10 The Commission is also considering whether to allow the operative dates of any 19(b)(6) rule changes to be suspended for 60 days to allow the SEC to withdraw any it finds contrary to the public interest. This adjustment to the proposed rule, however, would have the effect of nullifying any advantages obtained from faster approvals and would not represent a material change from the prevailing status quo.
11 We would suggest offering electronic filing as an option rather than a requirement of the new rule. There are short-run costs associated with changing from a paper-based filing system to an electronic one, and while the benefits of electronic filing in the long run will likely outweigh the costs, an approach that allows the SROs to determine for themselves the most cost-effective conversion path seems the one most likely to generate preferred combinations of cost savings and filing efficiency.
12 Indeed, the proposed requirement to have either the CEO or chief counsel of an SRO certify any filing may represent an increased burden stemming from the rule change.
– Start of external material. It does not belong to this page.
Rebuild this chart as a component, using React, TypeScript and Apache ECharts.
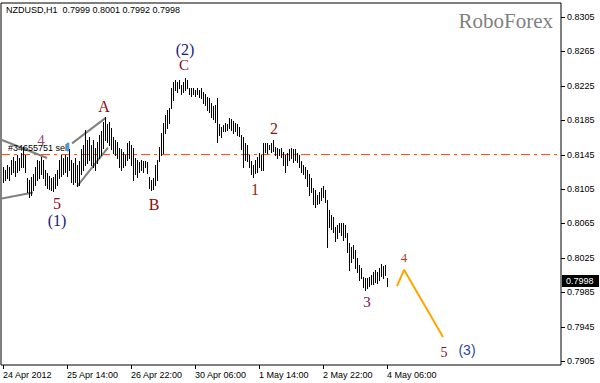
import React, { useEffect, useRef } from "react";
import * as echarts from "echarts";

// time axis labels (every 32 hourly bars)
const xLabelIdx = [0, 32, 64, 96, 128, 160, 192];
const xLabels = ["24 Apr 2012", "25 Apr 14:00", "26 Apr 22:00", "30 Apr 06:00", "1 May 14:00", "2 May 22:00", "4 May 06:00"];

// price axis tick labels
const yTicks = [0.7905, 0.7945, 0.7985, 0.8025, 0.8065, 0.8105, 0.8145, 0.8185, 0.8225, 0.8265, 0.8305];

// hourly bars: highs and lows (NZDUSD H1)
const highs = [
  0.8131, 0.8127, 0.8133, 0.8130, 0.8139, 0.8142, 0.8137, 0.8145, 0.8141, 0.8147, 0.8154, 0.8145, 0.8118, 0.8116, 0.8119, 0.8122,
  0.8130, 0.8139, 0.8137, 0.8142, 0.8139, 0.8127, 0.8124, 0.8120, 0.8118, 0.8119, 0.8122, 0.8127, 0.8139, 0.8144, 0.8141, 0.8145,
  0.8142, 0.8152, 0.8139, 0.8135, 0.8141, 0.8133, 0.8137, 0.8151, 0.8156, 0.8174, 0.8162, 0.8165, 0.8156, 0.8162, 0.8153, 0.8160,
  0.8168, 0.8172, 0.8183, 0.8189, 0.8180, 0.8183, 0.8176, 0.8166, 0.8162, 0.8160, 0.8153, 0.8151, 0.8148, 0.8145, 0.8159, 0.8161,
  0.8156, 0.8153, 0.8141, 0.8139, 0.8136, 0.8139, 0.8137, 0.8138, 0.8136, 0.8119, 0.8116, 0.8118, 0.8133, 0.8139, 0.8154, 0.8170,
  0.8182, 0.8191, 0.8197, 0.8199, 0.8223, 0.8230, 0.8232, 0.8229, 0.8232, 0.8226, 0.8230, 0.8234, 0.8232, 0.8223, 0.8222, 0.8223,
  0.8220, 0.8223, 0.8220, 0.8223, 0.8218, 0.8215, 0.8212, 0.8211, 0.8205, 0.8202, 0.8203, 0.8211, 0.8180, 0.8177, 0.8179, 0.8182,
  0.8180, 0.8188, 0.8186, 0.8184, 0.8182, 0.8180, 0.8177, 0.8168, 0.8165, 0.8159, 0.8156, 0.8145, 0.8137, 0.8133, 0.8139, 0.8142,
  0.8147, 0.8145, 0.8159, 0.8158, 0.8159, 0.8156, 0.8159, 0.8162, 0.8154, 0.8153, 0.8151, 0.8153, 0.8148, 0.8145, 0.8147, 0.8151,
  0.8153, 0.8151, 0.8152, 0.8147, 0.8145, 0.8137, 0.8133, 0.8130, 0.8127, 0.8122, 0.8118, 0.8106, 0.8104, 0.8098, 0.8101, 0.8106,
  0.8108, 0.8104, 0.8092, 0.8081, 0.8075, 0.8073, 0.8061, 0.8063, 0.8066, 0.8065, 0.8066, 0.8063, 0.8054, 0.8042, 0.8037, 0.8040,
  0.8034, 0.8025, 0.8017, 0.8013, 0.8003, 0.8002, 0.8001, 0.8003, 0.8005, 0.8009, 0.8011, 0.8009, 0.8013, 0.8018, 0.8015, 0.8017, 0.8001,
];
const lows = [
  0.8113, 0.8115, 0.8118, 0.8116, 0.8122, 0.8125, 0.8120, 0.8125, 0.8127, 0.8130, 0.8130, 0.8125, 0.8102, 0.8096, 0.8098, 0.8104,
  0.8110, 0.8116, 0.8118, 0.8122, 0.8118, 0.8110, 0.8106, 0.8105, 0.8104, 0.8103, 0.8106, 0.8110, 0.8118, 0.8120, 0.8122, 0.8125,
  0.8120, 0.8127, 0.8113, 0.8111, 0.8113, 0.8108, 0.8110, 0.8122, 0.8127, 0.8133, 0.8135, 0.8139, 0.8133, 0.8130, 0.8127, 0.8135,
  0.8141, 0.8145, 0.8153, 0.8162, 0.8160, 0.8156, 0.8151, 0.8147, 0.8144, 0.8141, 0.8130, 0.8127, 0.8131, 0.8133, 0.8139, 0.8141,
  0.8133, 0.8116, 0.8122, 0.8119, 0.8125, 0.8127, 0.8125, 0.8130, 0.8124, 0.8106, 0.8104, 0.8105, 0.8110, 0.8116, 0.8137, 0.8145,
  0.8147, 0.8170, 0.8176, 0.8182, 0.8199, 0.8209, 0.8220, 0.8218, 0.8223, 0.8215, 0.8218, 0.8220, 0.8223, 0.8215, 0.8213, 0.8215,
  0.8213, 0.8216, 0.8212, 0.8211, 0.8205, 0.8203, 0.8197, 0.8195, 0.8189, 0.8186, 0.8183, 0.8160, 0.8168, 0.8165, 0.8172, 0.8172,
  0.8174, 0.8176, 0.8174, 0.8170, 0.8172, 0.8168, 0.8167, 0.8151, 0.8131, 0.8139, 0.8137, 0.8130, 0.8122, 0.8119, 0.8124, 0.8125,
  0.8130, 0.8127, 0.8127, 0.8148, 0.8147, 0.8151, 0.8148, 0.8149, 0.8145, 0.8141, 0.8144, 0.8142, 0.8133, 0.8125, 0.8133, 0.8139,
  0.8141, 0.8136, 0.8139, 0.8136, 0.8130, 0.8125, 0.8122, 0.8118, 0.8108, 0.8098, 0.8101, 0.8087, 0.8084, 0.8087, 0.8089, 0.8092,
  0.8096, 0.8090, 0.8038, 0.8061, 0.8058, 0.8055, 0.8044, 0.8048, 0.8055, 0.8052, 0.8046, 0.8049, 0.8032, 0.8011, 0.8020, 0.8025,
  0.8013, 0.8009, 0.7999, 0.8002, 0.7991, 0.7988, 0.7990, 0.7992, 0.7994, 0.7995, 0.7997, 0.7996, 0.7999, 0.8004, 0.8002, 0.8005, 0.7992,
];

// last bar OHLC
const lastOpen = 0.7999;
const lastHigh = 0.8001;
const lastLow = 0.7992;
const lastClose = 0.7998;

// pending order level
const orderPrice = 0.8145;

// projected wave (bar index, price)
const projX = [197, 200.5, 220];
const projY = [0.7992, 0.8011, 0.7933];

// drawn trend lines (bar index, price pairs)
const trendLines = [
  [[-0.5, 0.8162], [22, 0.8141]],
  [[-0.5, 0.8094], [15, 0.8101]],
  [[34.5, 0.8158], [51.5, 0.8188]],
  [[37, 0.8108], [52.5, 0.8153]],
];

const X_MIN = -1;
const X_MAX = 279;

const SANS = "Liberation Sans, Arial, sans-serif";
const SERIF = "Liberation Serif, Times New Roman, serif";

function waveText(text: string, x: number, y: number, fill: string, size: number, family = SERIF) {
  return {
    type: "text",
    x,
    y,
    z: 100,
    style: {
      text,
      fill,
      font: `${size}px ${family}`,
      align: "center",
      verticalAlign: "middle",
      textAlign: "center",
      textVerticalAlign: "middle",
    },
  };
}

export default function App() {
  const ref = useRef<HTMLDivElement>(null);

  useEffect(() => {
    if (!ref.current) return;
    const chart = echarts.init(ref.current, null, { renderer: "svg" });
    const barData = highs.map((h, i) => [i, h, lows[i]]);

    const option: any = {
      animation: false,
      backgroundColor: "#fff",
      grid: { left: 1, right: 39, top: 3, bottom: 18, show: true, borderColor: "#000", borderWidth: 1, backgroundColor: "transparent" },
      xAxis: {
        type: "value",
        min: X_MIN,
        max: X_MAX,
        axisLine: { show: false },
        splitLine: { show: false },
        axisTick: { show: true, inside: false, customValues: xLabelIdx, length: 4, lineStyle: { color: "#000" } },
        axisLabel: {
          customValues: xLabelIdx,
          formatter: (v: number) => xLabels[xLabelIdx.indexOf(Math.round(v))] ?? "",
          align: "left",
          color: "#000",
          fontSize: 9,
          fontFamily: SANS,
          margin: 5,
        },
      },
      yAxis: {
        type: "value",
        position: "right",
        min: 0.79003,
        max: 0.83213,
        axisLine: { show: false },
        splitLine: { show: false },
        axisTick: { show: false },
        axisLabel: {
          customValues: yTicks,
          formatter: (v: number) => v.toFixed(4),
          color: "#000",
          fontSize: 9,
          fontFamily: SANS,
          margin: 6,
        },
      },
      series: [
        {
          type: "line",
          data: [[X_MIN, orderPrice], [X_MAX, orderPrice]],
          symbol: "none",
          silent: true,
          lineStyle: { color: "#ff4500", type: [9, 4, 3, 4], width: 1 },
          z: 1,
        },
        {
          type: "custom",
          data: barData,
          encode: { x: 0, y: [1, 2] },
          renderItem: (params: any, api: any) => {
            const x = api.value(0);
            const p1 = api.coord([x, api.value(1)]);
            const p2 = api.coord([x, api.value(2)]);
            const px = Math.round(p1[0]) + 0.5;
            return {
              type: "line",
              shape: { x1: px, y1: Math.round(p1[1]), x2: px, y2: Math.round(p2[1]) + 1 },
              style: { stroke: "#000", lineWidth: 1 },
            };
          },
          z: 3,
        },
        ...trendLines.map((seg) => ({
          type: "line",
          data: seg,
          symbol: "none",
          silent: true,
          lineStyle: { color: "#808080", width: 2 },
          z: 2,
        })),
        {
          type: "line",
          data: projX.map((x, i) => [x, projY[i]]),
          symbol: "none",
          silent: true,
          lineStyle: { color: "#ffa500", width: 2 },
          z: 4,
        },
      ],
    };

    chart.setOption(option);

    // current price box and price-scale ticks
    const py = chart.convertToPixel({ yAxisIndex: 0 }, lastClose) as number;
    const right = chart.convertToPixel({ xAxisIndex: 0 }, X_MAX) as number;
    const tickMarks = yTicks.map((v) => {
      const ty = Math.round(chart.convertToPixel({ yAxisIndex: 0 }, v) as number) + 0.5;
      return {
        type: "line",
        z: 50,
        shape: { x1: right, y1: ty, x2: right + 4, y2: ty },
        style: { stroke: "#000", lineWidth: 1 },
      };
    });

    chart.setOption({
      graphic: [
        ...tickMarks,
        {
          type: "text",
          x: 6,
          y: 10,
          z: 100,
          style: {
            text: `NZDUSD,H1  ${lastOpen.toFixed(4)} ${lastHigh.toFixed(4)} ${lastLow.toFixed(4)} ${lastClose.toFixed(4)}`,
            fill: "#000",
            font: `9px ${SANS}`,
            verticalAlign: "middle",
            textVerticalAlign: "middle",
          },
        },
        {
          type: "text",
          x: 553,
          y: 21,
          z: 100,
          style: {
            text: "RoboForex",
            fill: "#808080",
            font: `21px ${SERIF}`,
            align: "right",
            textAlign: "right",
            verticalAlign: "middle",
            textVerticalAlign: "middle",
          },
        },
        waveText("4", 41, 140, "#9a4a78", 15),
        waveText("5", 57, 203, "#8b0a1a", 16),
        waveText("(1)", 57, 220, "#1a1a7a", 16),
        waveText("A", 104, 106, "#8b0a0a", 16),
        waveText("B", 154, 204, "#8b0a0a", 16),
        waveText("(2)", 185, 49, "#1a1a80", 16),
        waveText("C", 184, 65, "#8b0a0a", 15),
        waveText("2", 274, 128, "#8b1a0a", 16),
        waveText("1", 255, 189, "#8b2a0a", 16),
        waveText("3", 367, 302, "#7b1050", 15),
        waveText("4", 404, 257, "#b03a2e", 13),
        waveText("5", 444, 352, "#8b0a1a", 14),
        waveText("(3)", 467, 350, "#2a46a0", 14, SANS),
        {
          type: "text",
          x: 8,
          y: 148,
          z: 101,
          style: {
            text: "#34655751 sell",
            fill: "#000",
            font: `9px ${SANS}`,
            verticalAlign: "middle",
            textVerticalAlign: "middle",
          },
        },
        {
          type: "rect",
          z: 101,
          shape: { x: 67, y: 143, width: 2, height: 8 },
          style: { fill: "#5aaaf0", stroke: "#2a6ad0", lineWidth: 0.5 },
        },
        {
          type: "rect",
          z: 101,
          shape: { x: right + 1, y: Math.round(py) - 6, width: 37, height: 12 },
          style: { fill: "#000" },
        },
        {
          type: "text",
          x: right + 5,
          y: Math.round(py),
          z: 102,
          style: {
            text: lastClose.toFixed(4),
            fill: "#fff",
            font: `9px ${SANS}`,
            verticalAlign: "middle",
            textVerticalAlign: "middle",
          },
        },
      ],
    });

    return () => chart.dispose();
  }, []);

  return (
    <div
      ref={ref}
      style={{ position: "fixed", left: 0, top: 0, width: 600, height: 383, background: "#fff" }}
    />
  );
}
13 The recent rescission of Rule 390 at the New York Stock Exchange is a large step toward doing away any vestigial monopoly trading privileges in certain NYSE-listed stocks, for example.
14 See the introductory material in § III of the Proposed Rule.
15 This is not meant to suggest the proposed changes are worthless; rather, it simply suggests that to expect, as the SEC does, significant innovation because of this rule change is not reasonable.